** BEGIN RECORDS FOR THE EXERCISE **
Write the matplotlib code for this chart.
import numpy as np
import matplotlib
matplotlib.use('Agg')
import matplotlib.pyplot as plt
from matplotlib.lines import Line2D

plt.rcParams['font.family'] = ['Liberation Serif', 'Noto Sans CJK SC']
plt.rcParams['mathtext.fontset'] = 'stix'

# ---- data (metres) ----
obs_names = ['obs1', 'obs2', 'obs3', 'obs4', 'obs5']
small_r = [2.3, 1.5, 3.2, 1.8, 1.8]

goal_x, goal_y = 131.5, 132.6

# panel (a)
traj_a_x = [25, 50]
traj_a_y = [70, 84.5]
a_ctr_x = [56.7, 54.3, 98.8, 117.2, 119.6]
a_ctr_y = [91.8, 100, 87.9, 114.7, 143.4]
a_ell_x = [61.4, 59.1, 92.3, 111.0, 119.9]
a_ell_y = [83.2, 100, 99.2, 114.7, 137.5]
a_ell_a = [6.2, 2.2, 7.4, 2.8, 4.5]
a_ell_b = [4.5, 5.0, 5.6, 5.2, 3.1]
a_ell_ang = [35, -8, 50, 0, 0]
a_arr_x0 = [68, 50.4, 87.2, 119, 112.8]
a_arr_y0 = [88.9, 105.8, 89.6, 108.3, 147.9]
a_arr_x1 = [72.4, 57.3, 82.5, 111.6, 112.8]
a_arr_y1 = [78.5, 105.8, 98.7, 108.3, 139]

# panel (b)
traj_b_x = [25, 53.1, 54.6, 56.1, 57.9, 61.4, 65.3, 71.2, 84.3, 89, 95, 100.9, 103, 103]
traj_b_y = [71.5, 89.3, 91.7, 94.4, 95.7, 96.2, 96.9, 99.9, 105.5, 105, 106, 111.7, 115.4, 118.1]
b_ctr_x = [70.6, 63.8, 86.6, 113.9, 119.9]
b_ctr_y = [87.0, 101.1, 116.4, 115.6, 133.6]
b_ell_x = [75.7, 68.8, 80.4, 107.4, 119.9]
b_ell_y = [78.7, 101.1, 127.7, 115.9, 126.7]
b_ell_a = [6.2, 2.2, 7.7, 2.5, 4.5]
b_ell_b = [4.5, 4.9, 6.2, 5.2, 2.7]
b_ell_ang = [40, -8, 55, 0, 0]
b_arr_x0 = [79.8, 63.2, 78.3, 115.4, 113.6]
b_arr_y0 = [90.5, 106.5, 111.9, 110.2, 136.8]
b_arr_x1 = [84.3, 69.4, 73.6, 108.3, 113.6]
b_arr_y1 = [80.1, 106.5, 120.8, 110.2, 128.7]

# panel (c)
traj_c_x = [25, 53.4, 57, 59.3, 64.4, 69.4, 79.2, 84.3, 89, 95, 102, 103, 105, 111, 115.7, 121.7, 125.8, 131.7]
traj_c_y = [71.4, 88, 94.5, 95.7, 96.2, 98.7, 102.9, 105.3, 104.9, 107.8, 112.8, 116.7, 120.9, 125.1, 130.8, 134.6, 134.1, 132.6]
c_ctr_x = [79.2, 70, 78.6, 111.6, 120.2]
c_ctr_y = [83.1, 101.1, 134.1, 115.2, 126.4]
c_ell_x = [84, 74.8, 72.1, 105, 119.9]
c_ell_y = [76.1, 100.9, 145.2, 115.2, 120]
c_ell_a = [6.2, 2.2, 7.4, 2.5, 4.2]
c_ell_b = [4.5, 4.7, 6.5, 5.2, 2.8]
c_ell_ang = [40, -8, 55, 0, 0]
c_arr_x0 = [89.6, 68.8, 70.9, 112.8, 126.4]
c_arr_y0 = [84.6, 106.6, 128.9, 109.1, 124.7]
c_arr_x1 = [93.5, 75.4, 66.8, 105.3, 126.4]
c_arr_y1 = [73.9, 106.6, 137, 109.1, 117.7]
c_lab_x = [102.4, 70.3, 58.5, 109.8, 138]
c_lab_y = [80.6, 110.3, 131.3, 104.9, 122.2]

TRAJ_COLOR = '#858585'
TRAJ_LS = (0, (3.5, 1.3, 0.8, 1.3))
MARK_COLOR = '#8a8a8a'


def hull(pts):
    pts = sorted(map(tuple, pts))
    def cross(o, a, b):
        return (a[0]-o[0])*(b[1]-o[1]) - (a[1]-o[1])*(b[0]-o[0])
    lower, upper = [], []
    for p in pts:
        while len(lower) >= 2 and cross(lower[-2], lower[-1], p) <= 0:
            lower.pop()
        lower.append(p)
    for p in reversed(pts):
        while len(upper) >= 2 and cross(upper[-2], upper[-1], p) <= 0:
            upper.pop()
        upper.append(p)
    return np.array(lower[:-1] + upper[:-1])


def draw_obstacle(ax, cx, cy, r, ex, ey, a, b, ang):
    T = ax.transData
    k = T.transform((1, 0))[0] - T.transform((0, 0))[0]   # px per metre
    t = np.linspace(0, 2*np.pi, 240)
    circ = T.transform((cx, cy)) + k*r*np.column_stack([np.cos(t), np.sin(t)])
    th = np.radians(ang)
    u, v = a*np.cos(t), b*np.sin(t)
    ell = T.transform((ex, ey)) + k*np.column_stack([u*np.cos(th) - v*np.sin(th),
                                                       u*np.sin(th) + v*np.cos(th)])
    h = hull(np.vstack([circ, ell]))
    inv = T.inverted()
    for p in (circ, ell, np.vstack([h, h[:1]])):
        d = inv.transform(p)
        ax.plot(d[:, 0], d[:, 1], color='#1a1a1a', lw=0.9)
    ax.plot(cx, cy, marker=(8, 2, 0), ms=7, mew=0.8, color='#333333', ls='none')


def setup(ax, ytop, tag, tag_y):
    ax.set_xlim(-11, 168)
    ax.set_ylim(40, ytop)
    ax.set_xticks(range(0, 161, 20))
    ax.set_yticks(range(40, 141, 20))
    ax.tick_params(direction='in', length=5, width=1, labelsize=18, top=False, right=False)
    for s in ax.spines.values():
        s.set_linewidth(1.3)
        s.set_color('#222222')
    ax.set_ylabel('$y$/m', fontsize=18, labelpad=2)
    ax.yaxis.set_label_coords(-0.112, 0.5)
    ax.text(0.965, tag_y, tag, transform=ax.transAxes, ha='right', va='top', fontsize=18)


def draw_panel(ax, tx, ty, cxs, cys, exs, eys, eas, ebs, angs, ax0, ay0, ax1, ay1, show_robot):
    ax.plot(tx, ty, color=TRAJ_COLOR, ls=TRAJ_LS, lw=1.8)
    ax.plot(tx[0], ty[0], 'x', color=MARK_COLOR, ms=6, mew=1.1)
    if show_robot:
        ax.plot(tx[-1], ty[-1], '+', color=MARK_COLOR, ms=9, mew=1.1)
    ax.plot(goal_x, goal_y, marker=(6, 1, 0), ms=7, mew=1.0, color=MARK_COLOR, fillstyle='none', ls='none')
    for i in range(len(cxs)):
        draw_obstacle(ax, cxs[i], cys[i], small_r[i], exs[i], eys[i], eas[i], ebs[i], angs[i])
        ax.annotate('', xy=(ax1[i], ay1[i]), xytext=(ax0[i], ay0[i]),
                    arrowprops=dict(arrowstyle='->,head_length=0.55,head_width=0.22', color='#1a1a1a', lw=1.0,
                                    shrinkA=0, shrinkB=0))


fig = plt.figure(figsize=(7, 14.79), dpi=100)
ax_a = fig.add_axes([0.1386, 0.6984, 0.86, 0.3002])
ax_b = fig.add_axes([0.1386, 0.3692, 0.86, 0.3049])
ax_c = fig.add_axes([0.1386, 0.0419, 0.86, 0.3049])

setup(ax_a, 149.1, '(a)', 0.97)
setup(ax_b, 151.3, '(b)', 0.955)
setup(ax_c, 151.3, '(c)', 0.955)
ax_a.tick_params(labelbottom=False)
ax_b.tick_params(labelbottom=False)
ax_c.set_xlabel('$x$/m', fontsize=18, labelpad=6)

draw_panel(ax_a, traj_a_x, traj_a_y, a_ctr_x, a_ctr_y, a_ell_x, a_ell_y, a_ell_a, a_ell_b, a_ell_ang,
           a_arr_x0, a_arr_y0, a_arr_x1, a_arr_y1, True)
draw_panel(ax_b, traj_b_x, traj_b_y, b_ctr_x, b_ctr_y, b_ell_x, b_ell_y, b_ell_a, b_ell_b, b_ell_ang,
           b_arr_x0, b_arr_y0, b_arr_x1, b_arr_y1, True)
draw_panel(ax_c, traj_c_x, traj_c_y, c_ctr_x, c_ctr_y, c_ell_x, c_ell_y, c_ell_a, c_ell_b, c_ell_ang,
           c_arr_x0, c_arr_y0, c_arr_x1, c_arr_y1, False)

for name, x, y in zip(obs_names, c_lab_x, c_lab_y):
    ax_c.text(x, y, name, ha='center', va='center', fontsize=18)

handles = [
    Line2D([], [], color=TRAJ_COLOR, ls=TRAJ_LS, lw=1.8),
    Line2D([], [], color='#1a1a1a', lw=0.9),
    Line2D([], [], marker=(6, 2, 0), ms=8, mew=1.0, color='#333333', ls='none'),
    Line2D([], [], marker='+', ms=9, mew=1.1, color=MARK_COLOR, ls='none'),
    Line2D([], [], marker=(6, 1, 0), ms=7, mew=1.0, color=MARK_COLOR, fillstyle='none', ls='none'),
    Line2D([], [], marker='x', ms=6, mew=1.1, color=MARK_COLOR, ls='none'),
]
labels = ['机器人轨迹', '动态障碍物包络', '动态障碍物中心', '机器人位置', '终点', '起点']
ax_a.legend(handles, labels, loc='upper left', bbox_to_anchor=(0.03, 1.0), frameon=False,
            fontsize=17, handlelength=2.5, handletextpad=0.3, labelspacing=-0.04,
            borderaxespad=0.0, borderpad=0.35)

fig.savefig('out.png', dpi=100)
** END RECORDS FOR THE EXERCISE **
** BEGIN RECORDS FOR THE EXERCISE **
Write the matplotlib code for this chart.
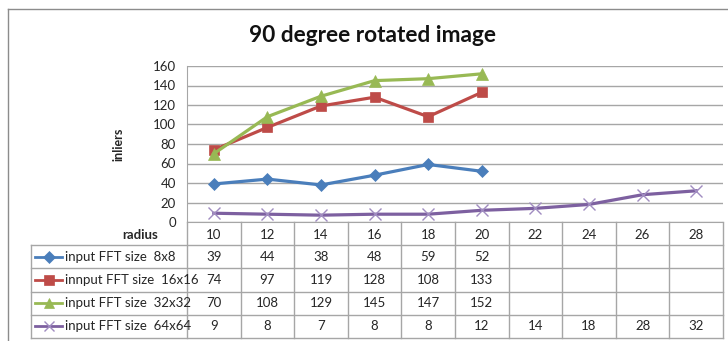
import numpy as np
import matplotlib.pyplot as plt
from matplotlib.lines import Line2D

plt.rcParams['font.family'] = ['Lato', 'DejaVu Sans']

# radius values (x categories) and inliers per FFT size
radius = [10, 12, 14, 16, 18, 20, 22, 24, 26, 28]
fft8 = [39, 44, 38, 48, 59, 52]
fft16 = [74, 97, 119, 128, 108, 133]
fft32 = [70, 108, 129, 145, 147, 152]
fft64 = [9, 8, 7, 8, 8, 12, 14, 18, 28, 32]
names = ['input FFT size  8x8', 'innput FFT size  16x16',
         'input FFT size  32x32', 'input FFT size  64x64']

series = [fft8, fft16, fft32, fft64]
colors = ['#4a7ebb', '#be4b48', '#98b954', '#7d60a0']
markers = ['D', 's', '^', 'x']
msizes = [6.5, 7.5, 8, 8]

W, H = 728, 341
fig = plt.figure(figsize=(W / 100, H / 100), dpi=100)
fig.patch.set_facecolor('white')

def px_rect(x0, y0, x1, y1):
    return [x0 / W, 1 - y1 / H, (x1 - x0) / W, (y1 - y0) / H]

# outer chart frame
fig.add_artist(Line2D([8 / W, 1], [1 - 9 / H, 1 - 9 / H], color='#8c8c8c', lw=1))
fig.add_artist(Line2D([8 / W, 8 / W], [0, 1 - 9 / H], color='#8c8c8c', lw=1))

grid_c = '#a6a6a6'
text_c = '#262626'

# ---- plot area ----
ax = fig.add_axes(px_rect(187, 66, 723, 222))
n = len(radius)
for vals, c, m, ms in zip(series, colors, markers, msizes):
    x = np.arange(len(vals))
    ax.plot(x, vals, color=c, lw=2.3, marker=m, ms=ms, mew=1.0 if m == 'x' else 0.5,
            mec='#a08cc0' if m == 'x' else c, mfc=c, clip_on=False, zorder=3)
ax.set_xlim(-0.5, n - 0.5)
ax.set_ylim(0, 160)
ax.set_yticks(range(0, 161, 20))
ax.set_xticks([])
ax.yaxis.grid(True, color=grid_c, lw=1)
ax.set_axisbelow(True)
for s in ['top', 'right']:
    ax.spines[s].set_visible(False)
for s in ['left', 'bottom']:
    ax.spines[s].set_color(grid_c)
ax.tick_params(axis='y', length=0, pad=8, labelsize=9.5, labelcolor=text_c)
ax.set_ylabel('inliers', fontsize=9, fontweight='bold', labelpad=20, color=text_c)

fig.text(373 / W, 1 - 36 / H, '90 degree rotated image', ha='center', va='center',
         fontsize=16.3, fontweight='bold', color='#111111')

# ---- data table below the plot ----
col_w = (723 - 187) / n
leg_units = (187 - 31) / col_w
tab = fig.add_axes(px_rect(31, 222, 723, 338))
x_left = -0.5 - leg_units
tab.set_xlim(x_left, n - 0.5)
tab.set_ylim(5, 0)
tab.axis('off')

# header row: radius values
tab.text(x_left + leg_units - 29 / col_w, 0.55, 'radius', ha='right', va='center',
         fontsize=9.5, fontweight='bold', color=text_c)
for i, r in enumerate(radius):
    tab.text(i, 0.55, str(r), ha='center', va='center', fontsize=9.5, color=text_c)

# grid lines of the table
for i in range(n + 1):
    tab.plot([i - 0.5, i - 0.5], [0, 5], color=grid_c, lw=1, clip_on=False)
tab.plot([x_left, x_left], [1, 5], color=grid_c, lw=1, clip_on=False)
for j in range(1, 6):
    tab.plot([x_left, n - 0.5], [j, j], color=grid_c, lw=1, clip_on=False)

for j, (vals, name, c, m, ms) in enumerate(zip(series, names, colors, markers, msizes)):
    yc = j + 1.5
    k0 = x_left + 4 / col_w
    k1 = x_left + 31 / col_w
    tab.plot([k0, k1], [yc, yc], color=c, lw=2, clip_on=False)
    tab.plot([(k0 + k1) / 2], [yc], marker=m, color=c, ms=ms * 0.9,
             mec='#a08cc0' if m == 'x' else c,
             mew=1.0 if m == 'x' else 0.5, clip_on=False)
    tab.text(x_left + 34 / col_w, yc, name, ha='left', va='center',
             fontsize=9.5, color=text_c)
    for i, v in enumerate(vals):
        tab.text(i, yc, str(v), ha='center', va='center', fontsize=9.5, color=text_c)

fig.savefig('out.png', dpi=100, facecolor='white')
** END RECORDS FOR THE EXERCISE **
** BEGIN RECORDS FOR THE EXERCISE **
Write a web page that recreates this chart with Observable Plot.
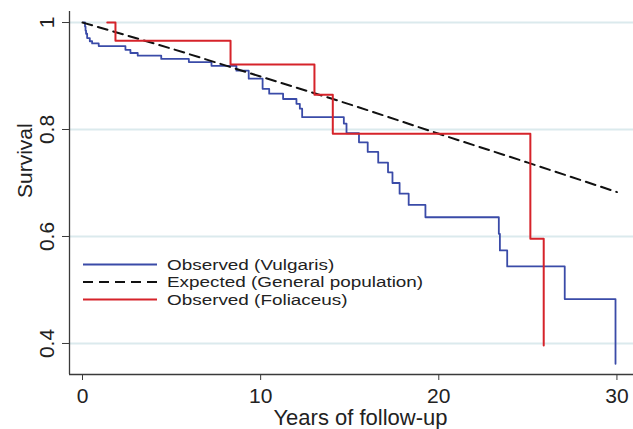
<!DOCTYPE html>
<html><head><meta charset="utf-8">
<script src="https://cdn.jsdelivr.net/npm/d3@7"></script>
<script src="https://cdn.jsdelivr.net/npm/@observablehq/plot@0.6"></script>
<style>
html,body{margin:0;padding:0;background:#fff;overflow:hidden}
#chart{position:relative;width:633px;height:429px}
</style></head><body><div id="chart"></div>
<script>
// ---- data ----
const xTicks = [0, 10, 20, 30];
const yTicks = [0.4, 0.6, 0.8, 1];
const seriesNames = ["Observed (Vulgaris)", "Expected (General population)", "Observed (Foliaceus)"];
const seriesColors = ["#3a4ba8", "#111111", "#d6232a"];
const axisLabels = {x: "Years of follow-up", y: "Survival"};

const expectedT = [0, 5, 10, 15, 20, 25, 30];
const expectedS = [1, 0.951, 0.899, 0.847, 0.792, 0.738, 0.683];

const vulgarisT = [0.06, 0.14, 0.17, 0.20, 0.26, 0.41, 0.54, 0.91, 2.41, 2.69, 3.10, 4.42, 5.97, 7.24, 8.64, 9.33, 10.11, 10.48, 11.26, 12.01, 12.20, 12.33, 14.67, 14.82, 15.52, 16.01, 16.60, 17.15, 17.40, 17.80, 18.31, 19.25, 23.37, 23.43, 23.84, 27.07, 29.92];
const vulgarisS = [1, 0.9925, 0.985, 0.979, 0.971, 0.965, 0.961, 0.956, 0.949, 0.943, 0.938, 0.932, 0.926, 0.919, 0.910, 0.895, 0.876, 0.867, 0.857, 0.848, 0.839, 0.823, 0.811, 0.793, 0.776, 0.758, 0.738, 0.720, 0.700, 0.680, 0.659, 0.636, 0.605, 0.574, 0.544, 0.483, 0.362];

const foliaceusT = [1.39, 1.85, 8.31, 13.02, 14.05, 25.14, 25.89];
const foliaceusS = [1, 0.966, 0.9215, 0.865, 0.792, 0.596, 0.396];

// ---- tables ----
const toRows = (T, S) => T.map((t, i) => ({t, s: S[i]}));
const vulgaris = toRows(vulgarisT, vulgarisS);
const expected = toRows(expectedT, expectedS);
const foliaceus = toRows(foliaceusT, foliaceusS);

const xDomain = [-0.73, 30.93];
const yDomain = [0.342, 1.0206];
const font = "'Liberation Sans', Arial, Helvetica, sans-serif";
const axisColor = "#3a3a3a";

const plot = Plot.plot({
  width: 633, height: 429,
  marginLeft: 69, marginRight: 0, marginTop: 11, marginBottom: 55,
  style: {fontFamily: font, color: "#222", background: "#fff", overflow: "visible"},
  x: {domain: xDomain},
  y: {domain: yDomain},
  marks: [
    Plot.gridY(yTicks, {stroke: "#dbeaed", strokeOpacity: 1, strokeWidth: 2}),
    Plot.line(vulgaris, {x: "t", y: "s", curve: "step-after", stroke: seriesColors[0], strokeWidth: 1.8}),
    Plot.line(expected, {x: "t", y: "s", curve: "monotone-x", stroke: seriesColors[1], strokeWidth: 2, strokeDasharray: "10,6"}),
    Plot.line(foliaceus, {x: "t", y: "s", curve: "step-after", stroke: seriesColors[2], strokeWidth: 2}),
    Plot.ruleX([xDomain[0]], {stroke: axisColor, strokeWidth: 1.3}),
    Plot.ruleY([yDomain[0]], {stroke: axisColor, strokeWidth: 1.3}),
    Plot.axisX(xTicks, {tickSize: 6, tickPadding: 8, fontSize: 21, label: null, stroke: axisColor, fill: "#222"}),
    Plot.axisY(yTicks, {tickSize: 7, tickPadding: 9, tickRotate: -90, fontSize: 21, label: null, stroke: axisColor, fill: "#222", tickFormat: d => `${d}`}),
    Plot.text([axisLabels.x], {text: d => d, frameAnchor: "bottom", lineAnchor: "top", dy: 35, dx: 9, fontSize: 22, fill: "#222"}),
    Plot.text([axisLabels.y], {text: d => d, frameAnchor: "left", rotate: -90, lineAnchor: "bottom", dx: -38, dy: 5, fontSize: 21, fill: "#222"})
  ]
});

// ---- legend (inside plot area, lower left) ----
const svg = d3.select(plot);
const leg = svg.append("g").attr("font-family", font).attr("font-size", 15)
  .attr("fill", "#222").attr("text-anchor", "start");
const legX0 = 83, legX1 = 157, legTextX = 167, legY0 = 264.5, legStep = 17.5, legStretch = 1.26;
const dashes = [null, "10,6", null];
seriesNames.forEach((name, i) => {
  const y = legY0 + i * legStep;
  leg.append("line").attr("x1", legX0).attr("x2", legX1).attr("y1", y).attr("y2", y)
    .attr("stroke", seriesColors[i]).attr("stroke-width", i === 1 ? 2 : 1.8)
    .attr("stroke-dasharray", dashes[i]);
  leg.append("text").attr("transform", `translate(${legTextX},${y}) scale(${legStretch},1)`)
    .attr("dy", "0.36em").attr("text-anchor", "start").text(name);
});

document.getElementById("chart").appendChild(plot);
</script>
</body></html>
** END RECORDS FOR THE EXERCISE **
Copy exactly the part of the material above that opens with the line containing "Write a web" and closes with the line containing "const expectedS = [1, 0.951, 0.899, 0.847, 0.792, 0.738, 0.683];", ends included. Drop the images.

Write a web page that recreates this chart with Observable Plot.
<!DOCTYPE html>
<html><head><meta charset="utf-8">
<script src="https://cdn.jsdelivr.net/npm/d3@7"></script>
<script src="https://cdn.jsdelivr.net/npm/@observablehq/plot@0.6"></script>
<style>
html,body{margin:0;padding:0;background:#fff;overflow:hidden}
#chart{position:relative;width:633px;height:429px}
</style></head><body><div id="chart"></div>
<script>
// ---- data ----
const xTicks = [0, 10, 20, 30];
const yTicks = [0.4, 0.6, 0.8, 1];
const seriesNames = ["Observed (Vulgaris)", "Expected (General population)", "Observed (Foliaceus)"];
const seriesColors = ["#3a4ba8", "#111111", "#d6232a"];
const axisLabels = {x: "Years of follow-up", y: "Survival"};

const expectedT = [0, 5, 10, 15, 20, 25, 30];
const expectedS = [1, 0.951, 0.899, 0.847, 0.792, 0.738, 0.683];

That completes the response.